Your intentions were good. You wanted to get your employees away from their desks for the day and in a more relaxing place where everyone could chill out, have some fun, and maybe even bond a little. Except that it didn’t quite go as planned — last year’s off-site meeting felt more like a trip to the dentist. Everything that could go wrong did.
Now you’re preparing this year’s off-site meeting, and you can already hear the collective moans of, “Not that rope-climbing thing again, please!” Turn last year’s debacle into a successful, productive, and memorable event by avoiding these 10 common off-site meeting mistakes:
- Failing to set clear objectives. The worst mistake you can make is neglecting to set key objectives for your off-site meeting, just because you want everyone to “relax.” Nothing will get accomplished, and you’ll end up with a group of bored, frustrated employees who will resent you for not respecting their time.
- Choosing the wrong site. Remember that an off-site meeting is meant to “shake things up.” If your office is located in a busy downtown area, don’t hold your meeting in another crowded urban location. Choose a site that provides employees with a new experience. If you work in the city, take them somewhere rural and relaxing; if your office is located in the suburbs, employees might enjoy a trip to a bustling city center.
- Cramming too much into the day. Don’t hold your employees hostage at the meeting site by trying to accomplish too much in one day. Make sure the meeting doesn’t cut into people’s evening activities or family time. You can’t solve the entire year’s problems with one daylong retreat, so don’t even try. However, if the off-site meeting encompasses two days, the evening between can be a good time for a fun activity.
- Surprising people. Be careful not to mislead your employees with promises of relaxing outdoor activities, only to transform into a corporate drill sergeant who puts them through a series of grueling trust-building exercises all day. Be clear about your intentions from the start.
- Cutting into weekends or holidays. Just because you can get a cheaper hotel or convention center rate, it’s always a bad idea to plan your off-site meeting around weekends or holidays, which will make attendance a hardship for your employees. Also avoid days when there might be other important things going on within your company.

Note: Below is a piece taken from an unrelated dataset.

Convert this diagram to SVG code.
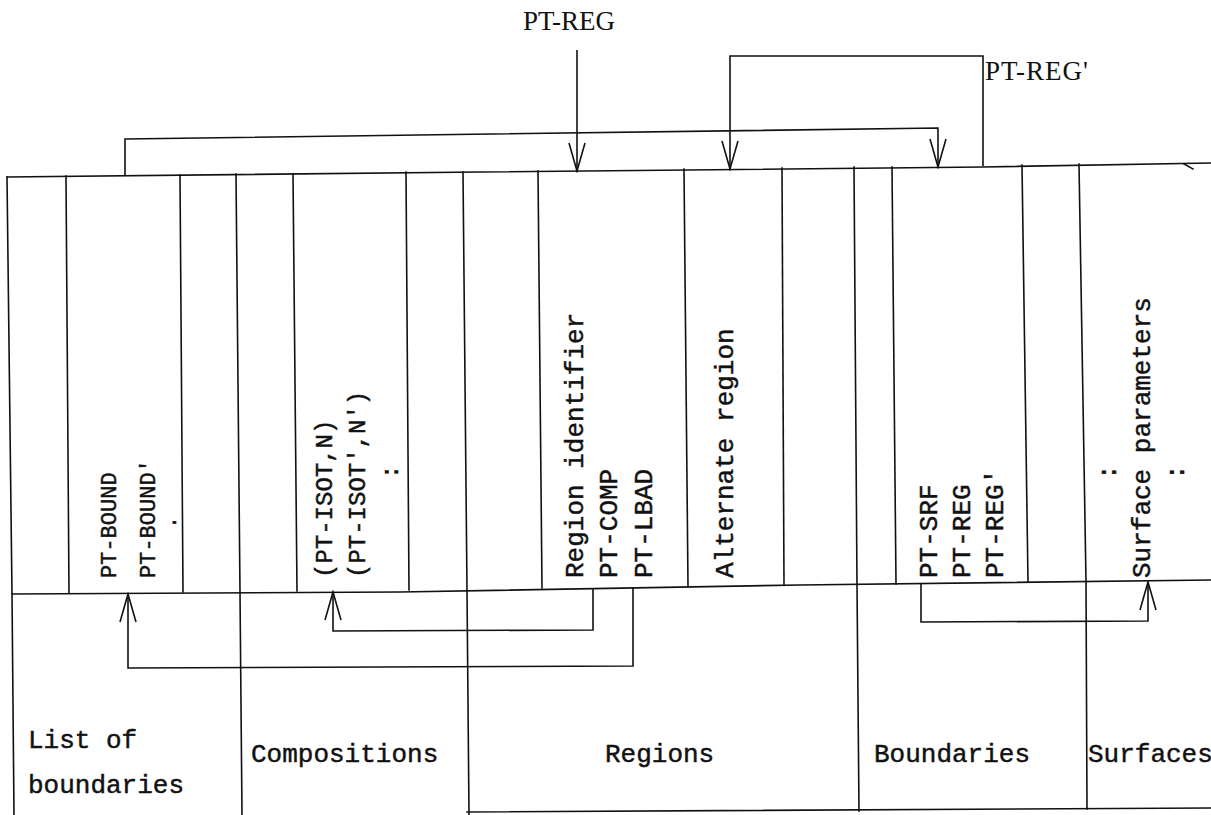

- Sharing a crowded site. When booking your site, inquire what other events or company meetings might be scheduled for the same day. You don’t want the distractions of a raucous wedding party or other large group sharing your space or causing delays in the dining room.
- Committing “executive overkill.” Don’t turn the day into a PowerPoint marathon or fill it with endless speeches by the boss. The energy will be sucked right out of the room in no time. Keep the day active and engaging, with opportunities for all employees to participate.
- Hiring bad speakers. When considering guest speakers for your event, be certain they have a solid understanding of your company — and not just from the CEO’s lofty perspective. Choose someone interesting who will hold people’s attention in a way that’s clearly relevant to the meeting’s purpose.
- Overdoing the activities. While they can sometimes be fun, don’t overdo the trust-building, ice-breaking activities. Make sure they are well thought out and actually enjoyable. If an employee is an effective salesperson, it doesn’t really matter if he or she can’t climb a rope. Never forget that most people would rather be home with their families or out with friends than playing games with their boss.
- Forgetting to follow up. Once the day of the off-site meeting has come and gone, don’t file it away and forget it. Check back in as a group to gauge the benefits of the experience. What has actually changed as a result of the meeting? Have any of the great ideas people came up with that day been implemented? Use the feedback to improve upon next year’s meeting.